Polak Paweł Durakiewicz dokonał niezwykłego wyczynu, który przyniósł mu wpis do Księgi Rekordów Guinnessa. 46-latek przebiegł maraton — ponad 42 kilometry — po zamarzniętym jeziorze, i to całkowicie boso. Wysiłek, jakiego wymagało to przedsięwzięcie, najlepiej oddają zdjęcia jego stóp wykonane tuż po ukończeniu biegu.
Durakiewicz już wcześniej zapisał się na kartach rekordów. Przebył boso 3410 km przez Hiszpanię i Portugalię, ustanowił rekord w najszybszym bosym przebiegnięciu triatlonu olimpijskiego, a także najszybciej pokonał półmaraton po lodzie bez obuwia.
Sam sportowiec przyznaje, że realizacja tego marzenia nie była łatwa.

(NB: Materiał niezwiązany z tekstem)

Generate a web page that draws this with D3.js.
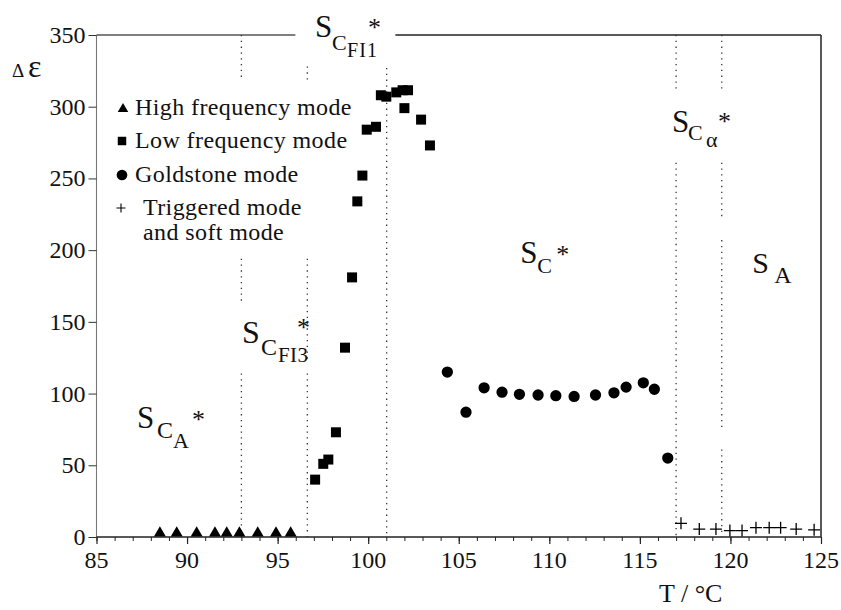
<!DOCTYPE html>
<html>
<head>
<meta charset="utf-8">
<script src="https://cdn.jsdelivr.net/npm/d3@7/dist/d3.min.js"></script>
</head>
<body style="margin:0">
<svg id="t" width="841" height="610"></svg>
<script>
// ---------- data ----------
const xTicks = [85, 90, 95, 100, 105, 110, 115, 120, 125];
const yTicks = [0, 50, 100, 150, 200, 250, 300, 350];

const hfT = [88.5, 89.43, 90.53, 91.54, 92.19, 92.89, 93.9, 94.91, 95.72];
const hfV = [2, 2, 2, 2, 2, 2, 2, 2, 2];

const lfT = [97.07, 97.52, 97.8, 98.22, 98.72, 99.11, 99.4, 99.68, 99.92, 100.43, 100.7, 101.0, 101.55, 101.9, 102.2, 102.0, 102.92, 103.41];
const lfV = [40, 51, 54, 73, 132, 181, 234, 252, 284, 286, 308, 307, 310, 311.5, 311.5, 299, 291, 273];

const gsT = [104.37, 105.4, 106.4, 107.39, 108.35, 109.38, 110.36, 111.37, 112.55, 113.57, 114.24, 115.19, 115.8, 116.54];
const gsV = [115, 87, 104, 101, 99.5, 99, 98.5, 98, 99, 100.5, 104.5, 107.5, 103, 55];

const trT = [117.27, 118.28, 119.2, 119.97, 120.64, 121.41, 122.14, 122.77, 123.63, 124.62];
const trV = [9.5, 5.5, 5.5, 4.5, 4.5, 6.5, 6.5, 6.5, 5.5, 5];

// phase boundaries (°C) and the visible dotted stretches (in Δε units)
const boundT = [93.0, 96.64, 101.02, 117.0, 119.52];
const boundSeg = [
  [[350, 318], [194, 162], [114, 0]],
  [[328, 318], [194, 122], [114, 0]],
  [[327, 0]],
  [[350, 310], [261, 0]],
  [[350, 310], [261, 221], [207, 75], [61, 0]]
];

const legendItems = ["High frequency mode", "Low frequency mode", "Goldstone mode", "Triggered mode", "and soft mode"];

const FONT = '"Liberation Serif"';

// ---------- scales ----------
const svg = d3.select("#t");
const x = d3.scaleLinear().domain([85, 125]).range([96.5, 821]);
const y = d3.scaleLinear().domain([0, 350]).range([537, 35]);

function txt(sel, size) {
  return sel.append("text").style("font-family", FONT).style("font-size", size + "px").style("fill", "#111");
}

// ---------- frame ----------
const frame = svg.append("g").attr("stroke", "#222").attr("fill", "none");
frame.append("line").attr("x1", x(85)).attr("x2", x(95.98)).attr("y1", y(350)).attr("y2", y(350)).attr("stroke", "#555").attr("stroke-width", 1.3);
frame.append("line").attr("x1", x(101.5)).attr("x2", x(125)).attr("y1", y(350)).attr("y2", y(350)).attr("stroke-width", 1.3);
frame.append("line").attr("x1", x(125)).attr("x2", x(125)).attr("y1", y(350)).attr("y2", y(0)).attr("stroke-width", 1.5);
frame.append("line").attr("x1", x(85)).attr("x2", x(85)).attr("y1", y(350)).attr("y2", y(0)).attr("stroke", "#777").attr("stroke-width", 1.1);
frame.append("line").attr("x1", x(85)).attr("x2", x(125)).attr("y1", y(0)).attr("y2", y(0)).attr("stroke-width", 1.3);

// ---------- phase boundaries ----------
const bg = svg.append("g").attr("stroke", "#333").attr("stroke-width", 1.3).attr("stroke-dasharray", "1.3,4.5");
boundT.forEach((t, i) => {
  boundSeg[i].forEach(s => {
    bg.append("line").attr("x1", x(t)).attr("x2", x(t)).attr("y1", y(s[0])).attr("y2", y(s[1]));
  });
});

// ---------- axes (ticks via d3 axis, labels drawn as own texts) ----------
const minor = d3.range(85, 126, 1);
const xMinor = svg.append("g").attr("transform", `translate(0,${y(0)})`)
  .call(d3.axisBottom(x).tickValues(minor).tickSize(4).tickFormat(""));
xMinor.select(".domain").remove();
xMinor.selectAll("text").remove();
xMinor.selectAll("line").attr("stroke", "#222");

const xAxis = svg.append("g").attr("transform", `translate(0,${y(0)})`)
  .call(d3.axisBottom(x).tickValues(xTicks).tickSize(7).tickFormat(""));
xAxis.select(".domain").remove();
xAxis.selectAll("text").remove();
xAxis.selectAll("line").attr("stroke", "#222").attr("stroke-width", 1.2);

const yAxis = svg.append("g").attr("transform", `translate(${x(85)},0)`)
  .call(d3.axisLeft(y).tickValues(yTicks).tickSize(8).tickFormat(""));
yAxis.select(".domain").remove();
yAxis.selectAll("text").remove();
yAxis.selectAll("line").attr("stroke", "#333");

const xl = svg.append("g");
xTicks.forEach(t => {
  txt(xl, 24).attr("x", x(t)).attr("y", y(0) + 31).attr("text-anchor", "middle").text(t);
});
const yl = svg.append("g");
yTicks.forEach(v => {
  txt(yl, 24).attr("x", x(85) - 11).attr("y", y(v) + 8).attr("text-anchor", "end").text(v);
});

// axis titles
txt(svg, 19).attr("x", 12).attr("y", 77).text("Δ");
txt(svg, 32).attr("x", 28).attr("y", 77).text("ε");
txt(svg, 26).attr("x", 659).attr("y", 602).text("T / °C");

// ---------- data marks ----------
const marks = svg.append("g").attr("fill", "#000");
const tri = d3.symbol().type(d3.symbolTriangle).size(62);
const sq = d3.symbol().type(d3.symbolSquare).size(100);
const circ = d3.symbol().type(d3.symbolCircle).size(100);

marks.selectAll(".hf").data(hfT).join("path").attr("class", "hf")
  .attr("d", tri).attr("transform", (d, i) => `translate(${x(d)},${y(hfV[i]) - 1})`);
marks.selectAll(".lf").data(lfT).join("path").attr("class", "lf")
  .attr("d", sq).attr("transform", (d, i) => `translate(${x(d)},${y(lfV[i])})`);
marks.selectAll(".gs").data(gsT).join("path").attr("class", "gs")
  .attr("d", circ).attr("transform", (d, i) => `translate(${x(d)},${y(gsV[i])})`);
const plus = "M-6,0H6M0,-6V6";
marks.selectAll(".tr").data(trT).join("path").attr("class", "tr")
  .attr("d", plus).attr("stroke", "#000").attr("stroke-width", 1.3).attr("fill", "none")
  .attr("transform", (d, i) => `translate(${x(d)},${y(trV[i])})`);

// ---------- legend ----------
const lg = svg.append("g");
const rowBase = [115, 148, 182, 215, 240];
const symX = 123;
lg.append("path").attr("d", d3.symbol().type(d3.symbolTriangle).size(48)).attr("transform", `translate(${symX},${rowBase[0] - 6})`);
lg.append("path").attr("d", d3.symbol().type(d3.symbolSquare).size(72)).attr("transform", `translate(${symX - 1},${rowBase[1] - 7})`);
lg.append("path").attr("d", d3.symbol().type(d3.symbolCircle).size(90)).attr("transform", `translate(${symX - 1},${rowBase[2] - 7})`);
lg.append("path").attr("d", "M-4.5,0H4.5M0,-4.5V4.5").attr("stroke", "#000").attr("stroke-width", 1.1).attr("transform", `translate(${symX - 2},${rowBase[3] - 7})`);
legendItems.forEach((t, i) => {
  txt(lg, 24).attr("x", i < 3 ? 135 : 143).attr("y", rowBase[i]).style("letter-spacing", "0.4px").text(t);
});

// ---------- phase labels ----------
function phaseLabel(t, v, parts) {
  const g = svg.append("g").attr("transform", `translate(${x(t)},${y(v)})`);
  parts.forEach(p => {
    txt(g, p[3]).attr("x", p[1]).attr("y", p[2]).style("letter-spacing", (p[4] || 0) + "px").text(p[0]);
  });
}
// S_CFI1*
phaseLabel(97.07, 348.7, [["S", 0, 0, 31], ["C", 17, 13, 22], ["FI1", 32, 20, 20, 1], ["*", 53, -1, 26]]);
// S_CFI3*
phaseLabel(93.03, 135.3, [["S", 0, 0, 32], ["C", 19, 12, 24], ["FI3", 36, 19, 21, 0.5], ["*", 55, -7, 26]]);
// S_CA*
phaseLabel(87.24, 76, [["S", 0, 0, 31], ["C", 20, 10, 24], ["A", 36, 20, 22], ["*", 55, 0, 26]]);
// S_C*
phaseLabel(108.39, 191, [["S", 0, 0, 31], ["C", 17, 10, 22], ["*", 36, 0, 26]]);
// S_Cα*
phaseLabel(116.78, 282.4, [["S", 0, 0, 31], ["C", 16, 8, 22], ["α", 34, 15, 22], ["*", 46, -2, 26]]);
// S_A
phaseLabel(121.2, 184, [["S", 0, 0, 30], ["A", 22, 10, 24]]);
</script>
</body>
</html>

„To nie było łatwe. Ale zawarłem z sobą umowę: zrobię to – bez względu na wszystko. Wierzyłem, że ograniczenia są tylko w mojej głowie. Odzyskałem zaufanie do siebie – po wielu latach życia w uzależnieniu. Dziś wiem, że sukces rodzi się z ciężkiej pracy, determinacji i zrozumienia, że ten gadający umysł… to nie ja. Umysł to tylko narzędzie” – podkreśla.
Paweł Durakiewicz zamieścił w mediach społecznościowych zdjęcie swoich stóp po ukończeniu maratonu na lodzie. Widok był szokujący — zakrwawiony ręcznik i krew sącząca się z palców robiły ogromne wrażenie. Jak jednak poinformował sam biegacz, obrażenia ograniczyły się głównie do palców, które wymagały pomocy medycznej. Ku jego zaskoczeniu, nie doszło do odmrożeń, a reszta stóp pozostała praktycznie w nienaruszonym stanie.
“Ten rekord dedykuję osobom, które wychodzą z uzależnienia. Wiem, jak cholernie trudna to droga. Dedykuję go również dzieciom, którym przyszło żyć w bardzo trudnym świecie – i jednocześnie proszę Was o wsparcie Fundacji Diamond Soul, której jestem częścią. Fundacja organizuje m.in. bezpłatne obozy dla dzieci z domów dziecka” – mówi.
Tym samym Durakiewicz udowadnia, że prawdziwe granice istnieją tylko w naszej głowie, a każdy z nas ma w sobie potencjał do odkrycia wielkości.